A series of scripts to automate the execution of commands within a cluster.

Primary LanguageShell

btools

A series of scripts to automate the execution of commands within a cluster.

Adapted from BYOC (Vance, Poublon, & Polik, 2016) for use with BYOC++.

Conventions

  • The head node is identified as node01
  • The compute nodes are identified as node02 and node03

Installation

  1. On all of the nodes, install and configure rsh

    a. Install the required packages

    $ yum install -y rsh rsh-server

    b. In /etc/securetty, add the following lines

    rsh
    rexec
    rlogin

    c. In /root/.rhosts, add the following lines

    node01 root
    node02 root
    node03 root

    d. In /etc/hosts.equiv, add the following lines

    node01
    node02
    node03

    e. Enable and start the sockets

    $ systemctl enable rsh.socket
    $ systemctl enable rexec.socket
    $ systemctl enable rlogin.socket
    $ systemctl start rsh.socket
    $ systemctl start rexec.socket
    $ systemctl start rlogin.socket

    f. Disable SELinux by changing SELINUX=enforcing in /etc/sysconfig/selinux

    SELINUX=disabled

    g. Reboot all of the nodes

    $ init 6

  2. On the head node, run btools to create all of the scripts on your machine

    $ ./btools

  3. Add the hostnames of your compute nodes to /usr/local/sbin/bhosts

    node02
    node03

  4. Enable passwordless rsh to remove password prompts for the bsync command

    a. Generate a public/private rsa key pair; leave all of the prompts blank and hit enter for each

    $ ssh-keygen
    Generating public/private rsa key pair.
    Enter file in which to save the key (/root/.ssh/id_rsa):
    Enter passphrase (empty for no passphrase):
    Enter same passphrase again:
    Your identification has been saved in /root/.ssh/id_rsa.
    Your public key has been saved in /root/.ssh/id_rsa.pub.

    b. Copy the public ssh key to all of the compute nodes and enter the passwords for each machine when prompted

    $ ssh-copy-id -i /root/.ssh/id_rsa.pub node02
    $ ssh-copy-id -i /root/.ssh/id_rsa.pub node03

Description

bhosts is a file that contains the hostnames of all of the compute nodes. For example:

node02
node03
node04

brsh loops through all of the hostnames in bhosts, executing rsh <command> for each.

bexec executes a command over the hostnames in bhosts, but it does not wait for each node to finish like brsh does. bexec starts the command on each node and then waits for them to finish; additionally, it retrieves and displays the logs for the operations.

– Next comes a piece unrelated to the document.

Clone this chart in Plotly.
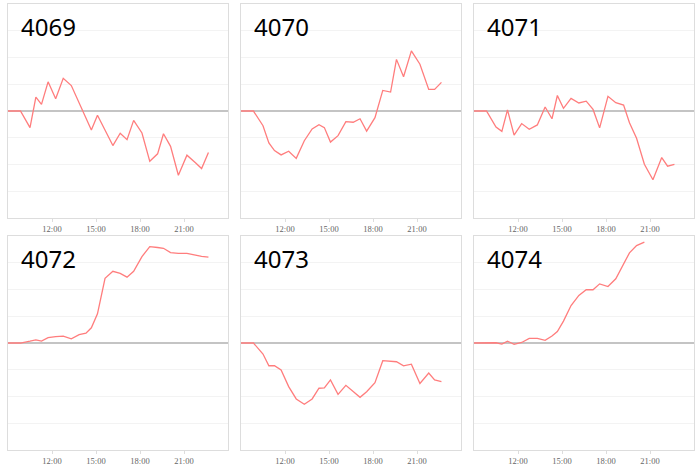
import plotly.graph_objects as go

DAY = "2024-01-01 "
times = ["09:00", "09:51", "10:30", "10:54", "11:17", "11:44", "12:15", "12:46",
         "13:19", "13:51", "14:19", "14:41", "15:06", "15:37", "16:09", "16:39",
         "17:07", "17:34", "18:08", "18:40", "19:12", "19:36", "20:05", "20:37",
         "21:12", "21:48", "22:12", "22:40"]

titles = ["4069", "4070", "4071", "4072", "4073", "4074"]

v4069 = [0, 0, -0.62, 0.52, 0.25, 1.09, 0.46, 1.22, 0.95, 0.32, -0.25, -0.71, -0.16, -0.69,
         -1.29, -0.83, -1.07, -0.35, -0.82, -1.88, -1.6, -0.85, -1.32, -2.4, -1.65, -1.94,
         -2.15, -1.55]
v4070 = [0, 0, -0.55, -1.19, -1.48, -1.64, -1.5, -1.77, -1.11, -0.67, -0.51, -0.62, -1.16,
         -0.92, -0.4, -0.42, -0.29, -0.75, -0.25, 0.77, 0.71, 1.93, 1.28, 2.25, 1.75, 0.81,
         0.81, 1.07]
v4071 = [0, 0, -0.6, -0.76, 0.04, -0.9, -0.47, -0.68, -0.52, 0.15, -0.29, 0.58, 0.1, 0.47,
         0.3, 0.37, 0.06, -0.63, 0.55, 0.31, 0.22, -0.44, -1.02, -1.99, -2.57, -1.74, -2.06,
         -1.99]
v4072 = [0, 0, 0.07, 0.12, 0.07, 0.2, 0.24, 0.26, 0.16, 0.31, 0.37, 0.57, 1.09, 2.42, 2.68,
         2.6, 2.46, 2.68, 3.23, 3.6, 3.57, 3.54, 3.38, 3.35, 3.35, 3.28, 3.24, 3.21]
v4073 = [0, 0, -0.41, -0.85, -0.85, -1.01, -1.63, -2.09, -2.29, -2.09, -1.69, -1.68, -1.38,
         -1.92, -1.58, -1.82, -2.03, -1.82, -1.48, -0.66, -0.68, -0.7, -0.85, -0.79, -1.51,
         -1.12, -1.38, -1.44]
v4074 = [0, 0, 0.01, -0.04, 0.07, -0.05, 0.02, 0.17, 0.17, 0.1, 0.26, 0.43, 0.82, 1.4, 1.78,
         1.99, 1.99, 2.21, 2.11, 2.4, 2.96, 3.37, 3.64, 3.77, None, None, None, None]

series = [v4069, v4070, v4071, v4072, v4073, v4074]

tick_labels = ["12:00", "15:00", "18:00", "21:00"]
x_range = ["09:00", "24:00"]

W, H = 700, 466
col_px = [(8, 228), (241, 461), (474, 694)]
row_px = [(4, 219), (237, 452)]

fig = go.Figure()
xs = [DAY + t for t in times]
for i, vals in enumerate(series):
    r, c = divmod(i, 3)
    n = i + 1
    xa = "x" if n == 1 else f"x{n}"
    ya = "y" if n == 1 else f"y{n}"
    fig.add_trace(go.Scatter(x=xs, y=vals, mode="lines", xaxis=xa, yaxis=ya,
                             line=dict(color="rgb(255,125,125)", width=1.3),
                             hoverinfo="skip", showlegend=False))
    x0, x1 = col_px[c]
    y0, y1 = row_px[r]
    xdom = [x0 / W, x1 / W]
    ydom = [(H - y1) / H, (H - y0) / H]
    key = "" if n == 1 else str(n)
    fig.layout["xaxis" + key] = dict(
        domain=xdom, anchor=ya, type="date",
        range=[DAY + x_range[0], "2024-01-02 00:00"],
        tickvals=[DAY + t for t in tick_labels], ticktext=tick_labels,
        ticks="outside", ticklen=3, tickcolor="#dddddd",
        showgrid=False, zeroline=False,
        showline=True, mirror=True, linecolor="#dddddd", linewidth=1,
        tickfont=dict(family="Liberation Serif", size=8.5, color="#666666"),
    )
    fig.layout["yaxis" + key] = dict(
        domain=ydom, anchor=xa, range=[-4, 4], dtick=1,
        showticklabels=False, ticks="",
        showgrid=True, gridcolor="#f3f3f3", gridwidth=1,
        zeroline=True, zerolinecolor="#c4c4c4", zerolinewidth=1.5,
        showline=True, mirror=True, linecolor="#dddddd", linewidth=1,
    )
    fig.add_annotation(text=titles[i], xref="paper", yref="paper",
                       x=(x0 + 11) / W, y=(H - (y0 + 4)) / H,
                       xanchor="left", yanchor="top", showarrow=False,
                       font=dict(family="Noto Sans", size=24, color="black"))

fig.update_layout(width=W, height=H, margin=dict(l=0, r=0, t=0, b=0),
                  paper_bgcolor="white", plot_bgcolor="white")
fig.write_html("out.html", config={"displayModeBar": False, "staticPlot": True},
               post_script="document.body.style.margin='0';document.body.style.overflow='hidden';")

If Slurm is set up on the cluster, bexec will check will status of the compute nodes through Slurm.

bpush bpush copies a file to all of the hostnames in bhosts. Similarly to bexec, it executes the command across the nodes simultaneously, while also retrieving and displaying the logs

bfiles bfiles is a file that contains a list of files to be copied to all of the compute nodes. It contains:

/etc/passwd/
/etc/group/
/etc/shadow/
/etc/gshadow/

bsync bsync copies the files defined in bfiles to all of the compute nodes. Thus, the users on the head node will exist on all of the compute nodes.

References

Nathan R. Vance, Michael L. Poublon and William F. Polik, "BYOC: Build Your Own Cluster, Part III - Configuration",
        Linux Journal, July 2016, Issue 279, 70-98.